Oui, il faut des lois. Y'a des abrutis dehors qu'on n'aura qu'à force de sanctions. Pour que la société change, il faut museler les cons. Maintenant, si vous faisiez de la pédagogie à destination des gens prêts à la recevoir, plutôt que de foncer dans des murs, vous seriez peut-être moins désespérés.
Et j'dis ça comme si j'avais la science infuse. C'est pas le cas. Mais c'est pour ça que je dis "commençons par être ce que nous voulons être". Si on était tous ce qu'on voulait être, la société aurait pas la même gueule.
J'suis une privilégiée, je le sais. Mais ça reste un peu facile de me dire que tout ce que j'ai fait, je l'ai fait parce que j'avais le choix. Je parle pas de moyens financiers. Je parle d'être soi. Et ça, tout le monde peut le faire. Tu peux être cantinière et ne pas vouloir de gosses. Tu peux être éboueur et scientifique. Tu peux être catho et sortir avec autre chose qu'un technocrate macho. Tu peux danser en boîte et pas rentrer avec le dragueur à deux balles sous prétexte qu'il avait les yeux verts. Tu peux venir du 93 et avoir envie d'être bibliothécaire.
C'est vrai que je viens d'une famille qui m'a laissé le choix. En même temps, mon père m'a aussi fait comprendre qu'il avait un problème avec les gays et qu'il pensait que je "valais mieux" que caissière. Il m'a laissée faire, certes.

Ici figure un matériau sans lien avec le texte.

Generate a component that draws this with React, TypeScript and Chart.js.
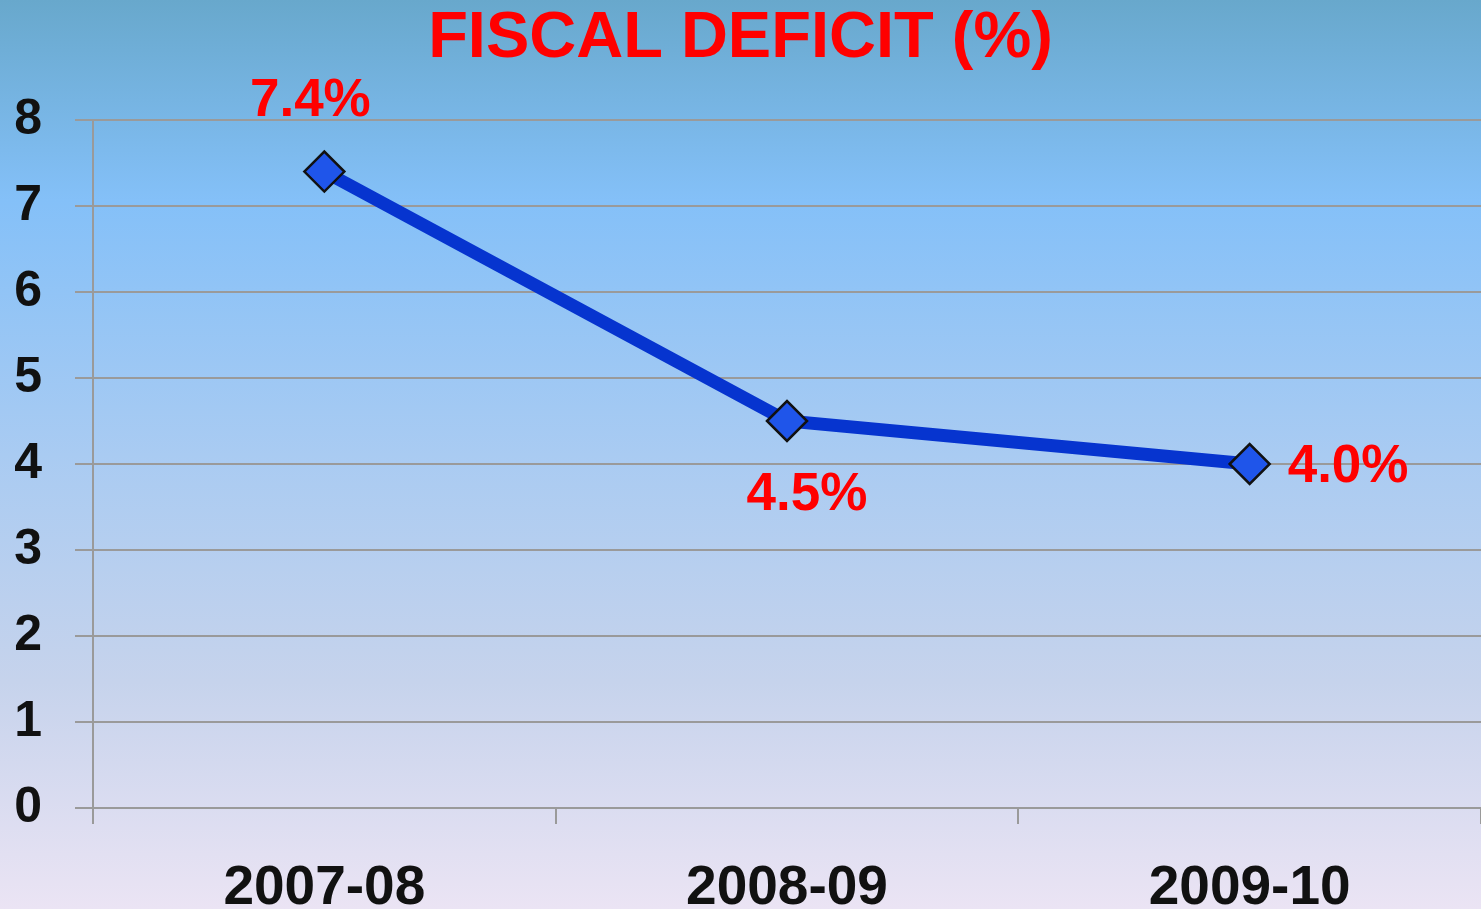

C'est l'éternel dilemme de La zone du dehors : "Tout est question d’éducation."
Mais alors, deux possibilités :
- c'est une question d'éducation : tu ne peux pas en vouloir aux gens d'être qui ils sont
- c'en est pas une. Tu peux leur en vouloir, mais pourquoi toi t'es tombé dans le panneau ?
* je ne cite pas ma source car mon but n'est pas d'agresser qui que ce soit. Je la donnerai en privé si ça vous intéresse, mais c'est quelqu'un que je respecte.